STATED GOAL: Reproduce the top of the data verbatim, through and including the line that contains "---- recording values".

● ● ● ● ●

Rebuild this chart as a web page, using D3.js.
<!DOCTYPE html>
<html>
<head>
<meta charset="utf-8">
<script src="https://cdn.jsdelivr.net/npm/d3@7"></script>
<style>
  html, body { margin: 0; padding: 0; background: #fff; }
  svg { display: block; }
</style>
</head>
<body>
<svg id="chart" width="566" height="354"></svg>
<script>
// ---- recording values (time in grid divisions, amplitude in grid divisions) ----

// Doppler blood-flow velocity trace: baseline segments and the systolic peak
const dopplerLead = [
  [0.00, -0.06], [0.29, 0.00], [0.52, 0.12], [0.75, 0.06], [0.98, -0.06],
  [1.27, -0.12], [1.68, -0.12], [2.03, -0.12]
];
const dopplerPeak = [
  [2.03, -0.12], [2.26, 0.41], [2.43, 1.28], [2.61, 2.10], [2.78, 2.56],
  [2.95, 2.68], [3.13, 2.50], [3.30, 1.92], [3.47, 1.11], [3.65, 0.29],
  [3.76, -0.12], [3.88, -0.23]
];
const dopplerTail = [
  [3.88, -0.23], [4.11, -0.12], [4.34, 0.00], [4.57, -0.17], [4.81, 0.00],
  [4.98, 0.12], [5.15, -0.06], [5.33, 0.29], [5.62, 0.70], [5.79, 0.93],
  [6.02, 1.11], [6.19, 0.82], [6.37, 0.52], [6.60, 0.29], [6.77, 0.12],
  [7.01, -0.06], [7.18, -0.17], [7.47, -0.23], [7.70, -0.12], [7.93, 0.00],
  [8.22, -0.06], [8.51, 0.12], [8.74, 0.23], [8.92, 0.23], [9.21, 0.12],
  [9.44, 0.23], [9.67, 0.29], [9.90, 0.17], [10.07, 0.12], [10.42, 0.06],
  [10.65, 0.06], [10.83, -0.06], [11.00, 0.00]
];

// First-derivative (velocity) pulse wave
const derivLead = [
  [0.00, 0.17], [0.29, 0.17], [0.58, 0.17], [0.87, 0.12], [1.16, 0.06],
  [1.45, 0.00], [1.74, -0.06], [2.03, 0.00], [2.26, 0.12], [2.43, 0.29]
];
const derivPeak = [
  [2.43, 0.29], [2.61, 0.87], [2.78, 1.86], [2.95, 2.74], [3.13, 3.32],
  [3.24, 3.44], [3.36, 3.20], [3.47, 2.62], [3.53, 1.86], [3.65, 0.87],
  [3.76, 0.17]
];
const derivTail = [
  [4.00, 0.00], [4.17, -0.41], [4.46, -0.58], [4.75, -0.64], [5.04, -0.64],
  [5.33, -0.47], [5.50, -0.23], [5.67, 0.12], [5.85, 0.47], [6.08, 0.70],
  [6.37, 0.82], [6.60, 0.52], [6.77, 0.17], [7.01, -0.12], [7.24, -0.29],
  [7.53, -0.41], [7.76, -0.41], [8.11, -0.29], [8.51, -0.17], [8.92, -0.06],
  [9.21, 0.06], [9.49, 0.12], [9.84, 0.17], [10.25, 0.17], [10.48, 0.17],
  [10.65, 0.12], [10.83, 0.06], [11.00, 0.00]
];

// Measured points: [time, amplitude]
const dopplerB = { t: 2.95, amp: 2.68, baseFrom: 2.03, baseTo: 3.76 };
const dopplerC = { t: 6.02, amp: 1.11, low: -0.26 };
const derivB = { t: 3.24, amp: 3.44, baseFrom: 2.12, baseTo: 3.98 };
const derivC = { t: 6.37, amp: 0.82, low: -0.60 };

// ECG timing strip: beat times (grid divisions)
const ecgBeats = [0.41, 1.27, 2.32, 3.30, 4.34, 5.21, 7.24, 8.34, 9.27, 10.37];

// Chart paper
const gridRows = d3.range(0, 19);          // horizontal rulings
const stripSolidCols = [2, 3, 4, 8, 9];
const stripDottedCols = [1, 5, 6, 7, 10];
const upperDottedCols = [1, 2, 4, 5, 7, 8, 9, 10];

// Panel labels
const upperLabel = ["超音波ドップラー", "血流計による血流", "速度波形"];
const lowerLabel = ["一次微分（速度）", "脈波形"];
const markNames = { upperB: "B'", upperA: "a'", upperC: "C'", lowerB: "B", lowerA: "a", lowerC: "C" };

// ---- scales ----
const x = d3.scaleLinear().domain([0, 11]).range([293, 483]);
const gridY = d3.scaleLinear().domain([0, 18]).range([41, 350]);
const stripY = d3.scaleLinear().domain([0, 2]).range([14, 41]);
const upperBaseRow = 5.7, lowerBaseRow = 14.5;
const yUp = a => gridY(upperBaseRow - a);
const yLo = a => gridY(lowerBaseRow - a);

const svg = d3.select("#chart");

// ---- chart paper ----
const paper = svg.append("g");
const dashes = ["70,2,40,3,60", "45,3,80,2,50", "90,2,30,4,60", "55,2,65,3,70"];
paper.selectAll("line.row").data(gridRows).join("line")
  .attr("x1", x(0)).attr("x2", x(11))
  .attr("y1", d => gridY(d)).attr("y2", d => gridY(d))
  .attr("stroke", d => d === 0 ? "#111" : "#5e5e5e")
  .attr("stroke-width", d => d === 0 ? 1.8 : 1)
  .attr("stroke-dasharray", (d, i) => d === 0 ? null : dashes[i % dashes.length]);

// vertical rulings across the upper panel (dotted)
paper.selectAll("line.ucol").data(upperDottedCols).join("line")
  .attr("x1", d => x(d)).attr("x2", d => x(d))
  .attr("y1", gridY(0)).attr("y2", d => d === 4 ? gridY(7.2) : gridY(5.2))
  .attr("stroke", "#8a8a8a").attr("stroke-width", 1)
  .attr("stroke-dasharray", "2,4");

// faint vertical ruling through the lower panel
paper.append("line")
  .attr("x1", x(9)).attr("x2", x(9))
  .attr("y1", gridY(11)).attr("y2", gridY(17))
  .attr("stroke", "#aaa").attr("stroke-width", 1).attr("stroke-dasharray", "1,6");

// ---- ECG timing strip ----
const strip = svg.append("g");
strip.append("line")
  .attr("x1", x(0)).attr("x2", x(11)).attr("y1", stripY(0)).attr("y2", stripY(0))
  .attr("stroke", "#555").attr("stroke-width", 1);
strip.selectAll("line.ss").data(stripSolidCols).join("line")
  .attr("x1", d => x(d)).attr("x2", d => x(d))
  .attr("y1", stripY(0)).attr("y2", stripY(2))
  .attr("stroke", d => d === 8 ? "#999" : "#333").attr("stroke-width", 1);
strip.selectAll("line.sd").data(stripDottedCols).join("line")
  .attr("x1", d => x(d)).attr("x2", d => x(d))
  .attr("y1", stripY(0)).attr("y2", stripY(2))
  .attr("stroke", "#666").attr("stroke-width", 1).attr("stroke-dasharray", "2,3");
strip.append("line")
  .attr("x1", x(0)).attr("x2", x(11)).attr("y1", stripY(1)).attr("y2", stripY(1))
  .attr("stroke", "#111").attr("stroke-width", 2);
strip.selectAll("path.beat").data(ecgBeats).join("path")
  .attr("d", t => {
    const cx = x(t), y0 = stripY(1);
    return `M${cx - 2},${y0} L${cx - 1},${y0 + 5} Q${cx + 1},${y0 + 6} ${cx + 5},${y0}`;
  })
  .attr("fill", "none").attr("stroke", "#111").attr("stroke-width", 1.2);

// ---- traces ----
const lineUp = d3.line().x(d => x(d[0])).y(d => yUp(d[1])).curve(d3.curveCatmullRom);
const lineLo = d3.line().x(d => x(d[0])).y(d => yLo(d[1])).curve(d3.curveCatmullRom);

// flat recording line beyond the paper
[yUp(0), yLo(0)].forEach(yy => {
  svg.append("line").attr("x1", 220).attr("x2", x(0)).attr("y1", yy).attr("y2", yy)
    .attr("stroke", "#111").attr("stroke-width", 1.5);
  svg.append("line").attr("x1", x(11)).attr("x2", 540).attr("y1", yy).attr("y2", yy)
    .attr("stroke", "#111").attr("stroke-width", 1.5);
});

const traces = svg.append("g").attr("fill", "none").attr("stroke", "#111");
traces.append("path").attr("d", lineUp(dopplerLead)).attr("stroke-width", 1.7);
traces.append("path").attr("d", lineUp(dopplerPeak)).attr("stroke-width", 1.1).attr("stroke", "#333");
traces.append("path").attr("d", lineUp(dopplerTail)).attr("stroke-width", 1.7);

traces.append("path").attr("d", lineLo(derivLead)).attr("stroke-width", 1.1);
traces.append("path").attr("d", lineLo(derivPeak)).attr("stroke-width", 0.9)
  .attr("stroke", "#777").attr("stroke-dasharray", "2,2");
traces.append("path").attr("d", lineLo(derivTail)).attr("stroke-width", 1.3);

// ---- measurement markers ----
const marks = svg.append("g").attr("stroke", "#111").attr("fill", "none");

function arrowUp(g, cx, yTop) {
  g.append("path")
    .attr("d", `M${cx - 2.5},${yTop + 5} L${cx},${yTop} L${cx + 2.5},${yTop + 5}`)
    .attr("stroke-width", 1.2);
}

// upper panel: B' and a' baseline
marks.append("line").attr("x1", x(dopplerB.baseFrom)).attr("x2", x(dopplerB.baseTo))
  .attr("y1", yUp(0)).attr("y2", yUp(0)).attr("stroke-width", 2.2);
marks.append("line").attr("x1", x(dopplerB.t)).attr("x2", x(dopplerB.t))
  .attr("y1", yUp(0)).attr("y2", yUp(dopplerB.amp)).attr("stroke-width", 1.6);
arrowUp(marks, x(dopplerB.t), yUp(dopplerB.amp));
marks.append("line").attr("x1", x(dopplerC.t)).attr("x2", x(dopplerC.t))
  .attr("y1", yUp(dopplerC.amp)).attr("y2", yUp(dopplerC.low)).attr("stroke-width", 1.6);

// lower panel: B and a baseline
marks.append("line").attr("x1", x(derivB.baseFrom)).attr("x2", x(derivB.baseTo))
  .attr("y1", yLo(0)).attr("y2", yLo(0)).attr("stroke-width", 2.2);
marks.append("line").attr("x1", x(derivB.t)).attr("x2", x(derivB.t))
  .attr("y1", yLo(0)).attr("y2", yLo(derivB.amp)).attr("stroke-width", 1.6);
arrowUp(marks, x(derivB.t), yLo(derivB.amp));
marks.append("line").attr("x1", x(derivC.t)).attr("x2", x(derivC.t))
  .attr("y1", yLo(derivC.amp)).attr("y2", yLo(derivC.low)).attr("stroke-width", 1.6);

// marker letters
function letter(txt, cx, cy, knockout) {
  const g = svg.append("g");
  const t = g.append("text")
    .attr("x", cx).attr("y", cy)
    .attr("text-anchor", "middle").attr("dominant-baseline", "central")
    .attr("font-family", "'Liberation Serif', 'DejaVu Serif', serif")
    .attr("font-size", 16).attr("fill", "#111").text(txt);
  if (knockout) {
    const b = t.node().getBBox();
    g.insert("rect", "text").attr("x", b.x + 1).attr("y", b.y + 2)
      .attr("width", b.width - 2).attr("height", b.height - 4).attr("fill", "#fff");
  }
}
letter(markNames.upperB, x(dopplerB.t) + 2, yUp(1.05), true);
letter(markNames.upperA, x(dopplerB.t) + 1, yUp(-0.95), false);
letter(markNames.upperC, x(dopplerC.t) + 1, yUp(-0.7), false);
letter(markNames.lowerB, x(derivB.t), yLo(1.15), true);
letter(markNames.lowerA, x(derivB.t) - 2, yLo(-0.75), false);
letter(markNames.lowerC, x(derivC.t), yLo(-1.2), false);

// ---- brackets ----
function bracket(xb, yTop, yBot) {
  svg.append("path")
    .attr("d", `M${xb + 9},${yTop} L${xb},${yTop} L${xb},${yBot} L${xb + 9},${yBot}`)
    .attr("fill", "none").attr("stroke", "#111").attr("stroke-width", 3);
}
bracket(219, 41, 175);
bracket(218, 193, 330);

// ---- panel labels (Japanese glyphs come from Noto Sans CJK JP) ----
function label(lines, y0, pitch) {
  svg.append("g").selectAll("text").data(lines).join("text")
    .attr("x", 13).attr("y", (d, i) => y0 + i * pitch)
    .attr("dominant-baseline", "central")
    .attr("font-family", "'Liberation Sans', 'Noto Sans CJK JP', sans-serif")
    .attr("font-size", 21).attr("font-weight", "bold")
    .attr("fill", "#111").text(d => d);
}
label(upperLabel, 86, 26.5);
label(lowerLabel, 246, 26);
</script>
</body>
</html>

● ● ● ● ●

IN RESPONSE:
Rebuild this chart as a web page, using D3.js.
<!DOCTYPE html>
<html>
<head>
<meta charset="utf-8">
<script src="https://cdn.jsdelivr.net/npm/d3@7"></script>
<style>
  html, body { margin: 0; padding: 0; background: #fff; }
  svg { display: block; }
</style>
</head>
<body>
<svg id="chart" width="566" height="354"></svg>
<script>
// ---- recording values (time in grid divisions, amplitude in grid divisions) ----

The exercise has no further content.